Doveva essere un weekend da giocare in difesa, per non perdere troppi punti, l'ha ripetuto fino allo sfinimento. Invece Marc Marquez al Mugello, nella pista che per caratteristiche tecniche ed ambientali gli è sempre stata ostile (nel 2014 l'unica vittoria in MotoGP, dal 2016 in poi bordate di fischi per gli scontri con Valentino Rossi) si è preso tutto, ma proprio tutto: centesima pole position in carriera, record della pista, vittoria della Sprint, novantatreesima vittoria in tutte le classi nella gara lunga della domenica, proprio come il numero che porta sul cupolino. La prima in assoluto, in 125cc, la conquistò quindici anni fa, proprio tra le colline toscane. Un disegno del destino? “Non credo in qualcosa di superiore, ma certe volte sembra che qualcuno davvero si diverta a giocare con questi numeri”.
Fifty-fifty erano invece le percentuali di applausi e fischi che Marc aveva sentito piombargli addosso ieri, dopo la vittoria della Sprint. Oggi, in conferenza stampa, gli abbiamo chiesto cosa ne pensasse della reazione domenicale del pubblico toscano in relazione all’ormai simbolico gesto di Davide Tardozzi, che al sabato aveva platealmente zittito la tribuna del rettilineo principale del Mugello elevando il rosso Ducati come causa superiore, come squadra da supportare sempre e comunque, un’entità che dovrebbe mettere d’accordo tutti e convincere tutti ad accantonare antipatie personali.

“È uno degli anni in cui mi sono sentito meglio qui – ha ribadito Marc - non posso controllare questa cosa, ma ho apprezzato molto il gesto di Davide, che in questo caso ha difeso me, ma che in generale difende i piloti Ducati. Sarebbe successa la stessa cosa se al posto mio ci fossero stati Petrucci, Miller, Bastianini. È davvero un ottimo team manager, infatti dopo ha incoraggiato i ragazzi che supportavano Pecco, perché è giusto che venga dato risalto all’eroe di casa. I fischi? Alla fine è un qualcosa che non possiamo controllare, ma alla fine oggi quando siamo usciti sul podio hanno fischiato anche Alex. Lui non ha fatto niente di sbagliato, ha solo il cognome sbagliato”. Una frase, quest’ultima, che ha steso la sala della conferenza stampa, mentre i fratelli di Cervera – simmetrici – annuivano rallegrati, sicuri del fatto che nessuno avrebbe negato quest’evidenza.
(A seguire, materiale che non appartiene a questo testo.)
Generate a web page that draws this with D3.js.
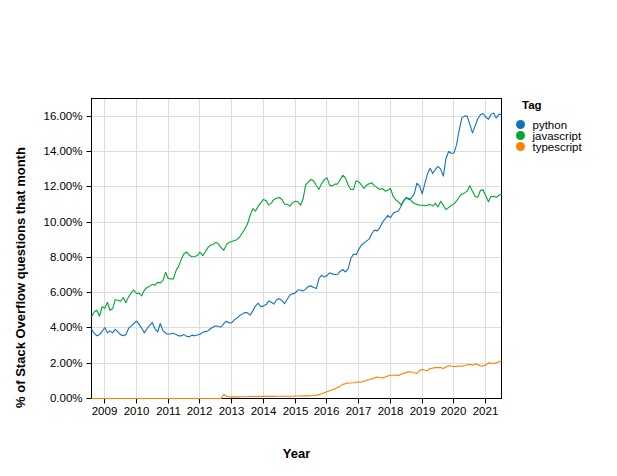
<!DOCTYPE html>
<html>
<head>
<meta charset="utf-8">
<script src="https://cdn.jsdelivr.net/npm/d3@7"></script>
<style>
  html, body { margin: 0; padding: 0; background: #fff; }
  svg { display: block; font-family: "Liberation Sans", Arial, Helvetica, sans-serif; }
</style>
</head>
<body>
<svg id="chart" width="617" height="476"></svg>
<script>
// ---------- data ----------
const firstMonth = "2008-08-01";
const lastMonth = "2021-07-01";
const tags = ["python", "javascript", "typescript"];
const tagColors = ["#1172bf", "#00a82d", "#ff8000"];

const python = [
  3.93, 3.70, 3.55, 3.62, 3.80, 4.02, 3.72, 3.83, 3.72, 3.92,
  3.78, 3.62, 3.56, 3.62, 3.97, 4.12, 4.25, 4.38, 4.20, 3.98,
  3.72, 3.95, 4.15, 4.31, 3.95, 3.77, 4.25, 3.85, 3.70, 3.64,
  3.67, 3.70, 3.62, 3.55, 3.55, 3.62, 3.52, 3.50, 3.59, 3.55,
  3.60, 3.64, 3.75, 3.79, 3.83, 3.95, 4.05, 4.12, 4.08, 4.05,
  4.25, 4.38, 4.28, 4.30, 4.47, 4.55, 4.70, 4.78, 4.87, 4.85,
  4.72, 4.98, 5.25, 5.40, 5.20, 5.25, 5.32, 5.52, 5.45, 5.35,
  5.60, 5.66, 5.55, 5.38, 5.62, 5.87, 5.93, 5.98, 6.15, 6.15,
  6.10, 6.20, 6.36, 6.38, 6.29, 6.23, 6.80, 6.99, 6.88, 6.97,
  7.12, 7.06, 7.03, 7.04, 7.20, 7.31, 7.17, 7.35, 7.93, 8.18,
  8.15, 8.45, 8.70, 8.80, 8.93, 9.03, 9.35, 9.54, 9.50, 9.68,
  10.00, 10.18, 10.38, 10.25, 10.50, 10.57, 10.63, 10.88, 11.20, 11.37,
  11.28, 11.38, 11.60, 12.20, 12.05, 11.60, 12.20, 12.70, 13.05, 12.75,
  12.97, 13.15, 13.00, 12.60, 13.60, 14.00, 13.90, 13.90, 14.40, 15.20,
  15.90, 16.00, 16.00, 15.55, 15.05, 15.45, 15.85, 16.08, 16.15, 15.95,
  15.82, 16.10, 16.18, 15.90, 16.10, 16.10
];

const javascript = [
  4.62, 4.90, 5.00, 4.66, 5.20, 5.12, 5.45, 5.00, 5.08, 5.60,
  5.57, 5.51, 5.72, 5.42, 5.76, 5.98, 6.15, 5.95, 5.96, 5.82,
  6.14, 6.29, 6.35, 6.47, 6.42, 6.58, 6.55, 6.68, 7.15, 6.80,
  6.78, 6.78, 7.25, 7.50, 7.90, 8.20, 8.30, 8.12, 8.03, 8.05,
  8.10, 8.30, 8.10, 8.30, 8.55, 8.69, 8.73, 8.85, 8.75, 8.55,
  8.40, 8.72, 8.85, 8.90, 8.95, 9.00, 9.15, 9.38, 9.62, 9.90,
  10.40, 10.76, 10.62, 10.90, 11.10, 11.28, 11.20, 10.97, 11.07, 11.28,
  11.35, 11.39, 11.28, 11.01, 11.01, 10.90, 11.10, 11.18, 11.15, 10.95,
  11.30, 12.10, 12.27, 12.41, 12.32, 12.07, 11.85, 12.18, 12.40, 12.50,
  12.09, 12.05, 12.15, 12.15, 12.40, 12.65, 12.50, 12.10, 11.84, 11.85,
  12.33, 12.28, 12.10, 11.90, 12.09, 12.17, 12.22, 12.05, 11.95, 11.84,
  11.90, 11.75, 11.80, 11.90, 11.45, 11.26, 11.14, 10.97, 11.22, 11.38,
  11.33, 11.18, 11.05, 11.00, 10.95, 10.95, 10.92, 10.95, 11.00, 10.90,
  11.06, 10.85, 11.18, 10.96, 10.70, 10.82, 10.94, 11.03, 11.20, 11.42,
  11.58, 11.65, 11.75, 12.05, 11.75, 11.45, 11.40, 11.80, 11.82, 11.48,
  11.15, 11.44, 11.46, 11.40, 11.52, 11.58
];

const typescript = [
  0, 0, 0, 0, 0, 0, 0, 0, 0, 0,
  0, 0, 0, 0, 0, 0, 0, 0, 0, 0,
  0, 0, 0, 0, 0, 0, 0, 0, 0, 0,
  0, 0, 0, 0, 0, 0, 0, 0, 0, 0,
  0, 0, 0, 0, 0, 0, 0, 0, 0, 0,
  0.24, 0.12, 0.10, 0.09, 0.09, 0.09, 0.10, 0.10, 0.10, 0.10,
  0.11, 0.11, 0.11, 0.11, 0.12, 0.12, 0.12, 0.12, 0.12, 0.12,
  0.13, 0.13, 0.13, 0.13, 0.13, 0.13, 0.13, 0.14, 0.14, 0.14,
  0.15, 0.15, 0.15, 0.16, 0.17, 0.19, 0.22, 0.27, 0.33, 0.38,
  0.44, 0.49, 0.54, 0.63, 0.70, 0.80, 0.84, 0.88, 0.88, 0.89,
  0.92, 0.93, 0.94, 0.96, 1.03, 1.08, 1.11, 1.17, 1.22, 1.19,
  1.17, 1.22, 1.28, 1.32, 1.32, 1.32, 1.31, 1.38, 1.42, 1.48,
  1.51, 1.50, 1.46, 1.42, 1.58, 1.64, 1.60, 1.58, 1.70, 1.72,
  1.76, 1.75, 1.76, 1.70, 1.78, 1.86, 1.84, 1.80, 1.83, 1.84,
  1.83, 1.87, 1.91, 1.93, 1.89, 1.95, 1.93, 1.84, 1.85, 1.90,
  2.02, 2.00, 1.98, 2.02, 2.08, 2.12
];

const yTicks = [0, 0.02, 0.04, 0.06, 0.08, 0.10, 0.12, 0.14, 0.16];
const yMax = 0.17;
const xTitle = "Year";
const yTitle = "% of Stack Overflow questions that month";
const legendTitle = "Tag";

// ---------- layout ----------
const svg = d3.select("#chart");
const W = 410, H = 300;
const g = svg.append("g").attr("transform", "translate(91.5,98.5)");

const parse = d3.utcParse("%Y-%m-%d");
const months = d3.utcMonth.range(parse(firstMonth), d3.utcMonth.offset(parse(lastMonth), 1));
const seriesValues = [python, javascript, typescript];
const series = tags.map((t, i) => ({
  tag: t,
  values: seriesValues[i].map((v, j) => ({ date: months[j], value: v / 100 }))
}));

const x = d3.scaleUtc().domain([parse(firstMonth), parse(lastMonth)]).range([0, W]);
const y = d3.scaleLinear().domain([0, yMax]).range([H, 0]);
const color = d3.scaleOrdinal().domain(tags).range(tagColors);

const yearTicks = x.ticks(d3.utcYear.every(1));

// gridlines
g.append("g").selectAll("line").data(yearTicks).join("line")
  .attr("x1", d => Math.round(x(d))).attr("x2", d => Math.round(x(d)))
  .attr("y1", 0).attr("y2", H)
  .attr("stroke", "#dddddd").attr("stroke-width", 1);
g.append("g").selectAll("line").data(yTicks).join("line")
  .attr("x1", 0).attr("x2", W)
  .attr("y1", d => Math.round(y(d))).attr("y2", d => Math.round(y(d)))
  .attr("stroke", "#dddddd").attr("stroke-width", 1);

// axes
const xAxis = d3.axisBottom(x).tickValues(yearTicks).tickFormat(d3.utcFormat("%Y"))
  .tickSize(5).tickPadding(3);
const xg = g.append("g").attr("transform", `translate(0,${H})`).call(xAxis);
xg.select(".domain").remove();
xg.selectAll(".tick").attr("transform", d => `translate(${Math.round(x(d))},0)`);
xg.selectAll(".tick line").attr("stroke", "#000");
xg.selectAll(".tick text").attr("font-size", 11.5).attr("fill", "#000")
  .attr("font-family", "Liberation Sans, Arial, sans-serif");

const yAxis = d3.axisLeft(y).tickValues(yTicks).tickFormat(d3.format(".2%"))
  .tickSize(5).tickPadding(4);
const yg = g.append("g").call(yAxis);
yg.select(".domain").remove();
yg.selectAll(".tick").attr("transform", d => `translate(0,${Math.round(y(d))})`);
yg.selectAll(".tick line").attr("stroke", "#000");
yg.selectAll(".tick text").attr("font-size", 11.5).attr("fill", "#000")
  .attr("font-family", "Liberation Sans, Arial, sans-serif");

// frame
g.append("rect").attr("x", 0).attr("y", 0).attr("width", W).attr("height", H)
  .attr("fill", "none").attr("stroke", "#000").attr("stroke-width", 1);

// lines
const line = d3.line().x(d => x(d.date)).y(d => y(d.value));
g.append("g").selectAll("path").data(series).join("path")
  .attr("fill", "none")
  .attr("stroke", d => color(d.tag))
  .attr("stroke-width", 1.1)
  .attr("stroke-linejoin", "round")
  .attr("d", d => line(d.values));

// axis titles
svg.append("text").attr("x", 91.5 + W / 2).attr("y", 458)
  .attr("text-anchor", "middle").attr("font-size", 13).attr("font-weight", "bold")
  .text(xTitle);
svg.append("text").attr("transform", "translate(24.5,277.5) rotate(-90)")
  .attr("text-anchor", "middle").attr("font-size", 13).attr("font-weight", "bold")
  .text(yTitle);

// legend
const lg = svg.append("g").attr("transform", "translate(516,0)");
lg.append("text").attr("x", 6).attr("y", 108.5).attr("font-size", 11.5)
  .attr("font-weight", "bold").text(legendTitle);
const items = lg.selectAll("g").data(tags).join("g")
  .attr("transform", (d, i) => `translate(0,${124.5 + i * 11})`);
items.append("circle").attr("cx", 4.5).attr("cy", 0).attr("r", 4.5)
  .attr("fill", d => color(d));
items.append("text").attr("x", 16.5).attr("y", 0).attr("dy", "0.35em")
  .attr("font-size", 11.5).text(d => d);
</script>
</body>
</html>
Marc Marquez ricorderà il Mugello 2025 come un weekend di gara in cui, oltre ad infilare una serie spaventosa di coincidenze numeriche, ha convertito una serie di fastidi in punti di forza. Buona parte di quelli che fino ad un anno fa sarebbero stati fischi, si sono trasformati in applausi. Le curve a destra di percorrenza, tradizionalmente ostiche per il 93, hanno assunto le sembianze di pieghe di velluto sopra le quali Marc ha cucito il capolavoro del suo campionato. Perché qui, in Italia, Pecco – reduce da una striscia di vittorie di Valentiniana memoria - era chiamato a riacciuffare il Mondiale per i capelli. Marc ha lasciato che si sfogasse nei primi giri, ha lasciato che il fratello Alex mostrasse le sue velleità, ma da metà gara in poi non ha lasciato più niente agli avversari. “Pecco le sta davvero provando tutte, oggi forse ha spinto troppo all’inizio. Sapevo che avrebbe provato a stare davanti” – ha ammesso alla fine dell’incontro coi giornalisti. Dal quel sorriso sulla bocca, da quei denti bianchissimi, sono state diramate che lasciano intendere come lui si stia prendendo gioco di tutti. Mentre gli altri lavorano, studiano, si intestardiscono, si illudono, Marc Marquez gioca. Si diverte. Come ha sempre fatto. I fischi residui non fanno altro che spalancare ulteriormente le sue fameliche fauci.